I heard a young woman I know well say words similar to these recently. With knee-jerk speed, I shot back, "your mom does NOT hate you."
The thing is, I know why this young woman might say these words. Her mother recently had to say some difficult words to her, and do something difficult for a parent to do. And yet, I know that her mother doesn't hate her. In fact, her mother loves her very much. Her mother, and in fact, many of us, are worried about her.
She's been making some bad choices for a long time: lying about where she's been, partying with her friends when she says she's studying, not doing the work she needs to do in order to graduate from high school. She's on a road leading nowhere, and doesn't seem to know it. She seems to think she's living the high life with "friends", but the people who really love her know it isn't true.
When I think about this young woman I know and worry about, I can't help thinking about the prophets. Especially Jeremiah. Jeremiah spoke almost unremitting words of judgment to the people of Israel. He kept telling them they were heading toward a fall. He was suspected of being a traitor. He didn't promise prosperity, rainbows or cheap grace.
It makes me wonder, did the people say, "The Lord hates us"?
I'm told that popular preacher Joel Osteen is fond of saying, "God is not mad at you." Now I know why he might be saying this; there are a lot of people out there who experience only God's judgment in their lives. They are sure that God is unhappy with every move they make. But it's not exactly true that, "God is not mad at you."
Sometimes God is angry with us because God loves us, because God sees us heading down a path to nowhere. Sometimes God has to speak hard words, give ultimatums, because we don't love our neighbor as ourselves, especially if they're poor, or don't look like us, or are weak and easy to take advantage of. Sometimes God is angry with us because we think we're living the high life, building bigger barns, but we're really on a collective road to destruction.

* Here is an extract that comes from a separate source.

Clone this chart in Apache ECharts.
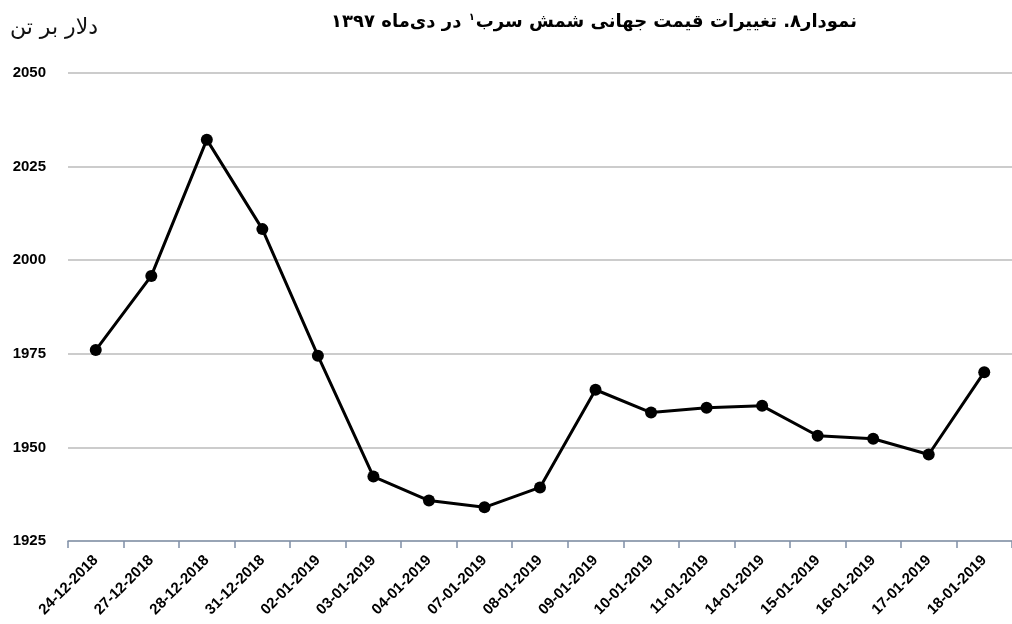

I remember talking to a confirmation group a few years ago about the 7th commandment, "You shall not steal." I had been really moved and angered when I was in high school when I heard that grocery stores in poor neighborhoods charged the people more for groceries, simply because didn't have the mobility to go shop at another store if they didn't like the prices. (This was the explanation of my high school teacher in the 1970s.) I shared this with my class, and asked, "is this stealing from the poor? Is this breaking the 7th commandment?" And one of the students said, "It's not stealing. It's GOOD BUSINESS." (Sadly, he also opined that it is their own fault that people are poor.)
Right now, I'm thinking about our inability to create racial equity, our unwillingness to work toward opportunities for all of us. If we don't work toward a world where everyone has a future, we're on a collective road to destruction, and we don't see it. We don't see that our futures are connected. We don't see that the choices we make in our personal lives, and in our collective lives, are leading to death, not life.
And yet, God loves us. God loves us like I love this young woman, and want her to walk down a different road, a road that leads to life, making choices not just based on what feels good right now, but what will lead to a bright future.
It's always hard to hear words like our gospel for Sunday: "I come not to bring peace but a sword." "I come to bring fire." This is not the same Jesus who has held children on his knee, and cleansed lepers, and fed thousands. Who is this Jesus?
But it is the same Jesus. And it's because he has held children, and cleansed lepers, and fed thousands that he also says these words. it's because he loves the poor who pay too much and the grocer who charges this much, because he loves the boy who is tempted to join a gang, the girl who is trying hard to learn English, and the congregation who closes their eyes and doesn't see them -- it's because Jesus loves them all that he speaks words like these. "Can't you see the signs?" He asks us. "Can't you see the signs?"